## STATED GOAL
Copy out each line of the material in which the word "this" appears.

## Some records
□ □ □
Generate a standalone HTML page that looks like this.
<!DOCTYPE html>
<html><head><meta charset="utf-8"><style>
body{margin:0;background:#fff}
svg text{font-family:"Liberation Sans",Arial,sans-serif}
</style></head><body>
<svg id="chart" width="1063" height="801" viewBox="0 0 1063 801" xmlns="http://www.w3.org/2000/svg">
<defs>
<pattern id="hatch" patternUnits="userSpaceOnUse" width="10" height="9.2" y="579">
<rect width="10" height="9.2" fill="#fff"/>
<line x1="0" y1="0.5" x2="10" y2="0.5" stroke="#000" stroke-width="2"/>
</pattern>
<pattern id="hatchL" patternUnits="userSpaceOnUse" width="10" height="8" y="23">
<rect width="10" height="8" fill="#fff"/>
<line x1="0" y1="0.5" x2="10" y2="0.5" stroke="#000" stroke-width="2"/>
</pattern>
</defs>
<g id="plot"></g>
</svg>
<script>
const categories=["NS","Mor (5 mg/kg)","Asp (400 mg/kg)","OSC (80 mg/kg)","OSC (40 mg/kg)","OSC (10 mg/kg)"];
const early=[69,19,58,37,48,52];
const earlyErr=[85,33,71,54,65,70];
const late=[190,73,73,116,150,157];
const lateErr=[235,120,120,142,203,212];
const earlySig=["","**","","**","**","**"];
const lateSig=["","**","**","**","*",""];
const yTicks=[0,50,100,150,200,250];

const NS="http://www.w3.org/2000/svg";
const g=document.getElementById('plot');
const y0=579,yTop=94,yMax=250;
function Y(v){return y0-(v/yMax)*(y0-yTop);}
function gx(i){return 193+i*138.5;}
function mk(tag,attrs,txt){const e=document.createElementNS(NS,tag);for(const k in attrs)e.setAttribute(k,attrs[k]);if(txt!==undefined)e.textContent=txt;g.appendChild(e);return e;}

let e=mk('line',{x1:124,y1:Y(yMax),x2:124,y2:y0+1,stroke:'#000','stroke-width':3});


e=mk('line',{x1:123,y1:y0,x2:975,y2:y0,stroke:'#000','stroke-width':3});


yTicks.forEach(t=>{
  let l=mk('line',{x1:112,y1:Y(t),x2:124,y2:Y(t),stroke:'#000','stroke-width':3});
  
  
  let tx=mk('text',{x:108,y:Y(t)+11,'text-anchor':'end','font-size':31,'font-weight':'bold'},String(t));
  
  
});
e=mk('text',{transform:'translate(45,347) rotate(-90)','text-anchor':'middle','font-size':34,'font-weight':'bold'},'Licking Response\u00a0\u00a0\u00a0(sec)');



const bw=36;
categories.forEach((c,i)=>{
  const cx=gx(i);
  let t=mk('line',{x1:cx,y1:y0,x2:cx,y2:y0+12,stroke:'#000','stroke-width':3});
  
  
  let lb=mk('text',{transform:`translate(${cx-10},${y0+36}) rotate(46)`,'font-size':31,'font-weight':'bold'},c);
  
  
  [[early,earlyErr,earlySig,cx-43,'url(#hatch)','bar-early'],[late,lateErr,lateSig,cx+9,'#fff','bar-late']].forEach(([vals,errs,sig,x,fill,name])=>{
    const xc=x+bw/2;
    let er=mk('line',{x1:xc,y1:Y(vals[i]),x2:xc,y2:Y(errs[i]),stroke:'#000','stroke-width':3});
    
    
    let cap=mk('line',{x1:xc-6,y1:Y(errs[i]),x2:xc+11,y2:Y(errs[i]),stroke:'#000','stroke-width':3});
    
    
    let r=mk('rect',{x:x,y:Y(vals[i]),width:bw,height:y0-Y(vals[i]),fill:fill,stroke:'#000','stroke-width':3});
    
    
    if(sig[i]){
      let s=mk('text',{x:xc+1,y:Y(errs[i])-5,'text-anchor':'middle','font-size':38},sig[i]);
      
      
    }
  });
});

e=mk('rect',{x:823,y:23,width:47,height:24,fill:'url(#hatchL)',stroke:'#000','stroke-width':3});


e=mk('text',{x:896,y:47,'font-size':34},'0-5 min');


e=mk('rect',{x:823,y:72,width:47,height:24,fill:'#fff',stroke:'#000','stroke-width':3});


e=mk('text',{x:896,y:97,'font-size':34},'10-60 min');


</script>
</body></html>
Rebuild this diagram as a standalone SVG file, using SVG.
□ □ □
## FINAL ANSWER
Generate a standalone HTML page that looks like this.
Rebuild this diagram as a standalone SVG file, using SVG.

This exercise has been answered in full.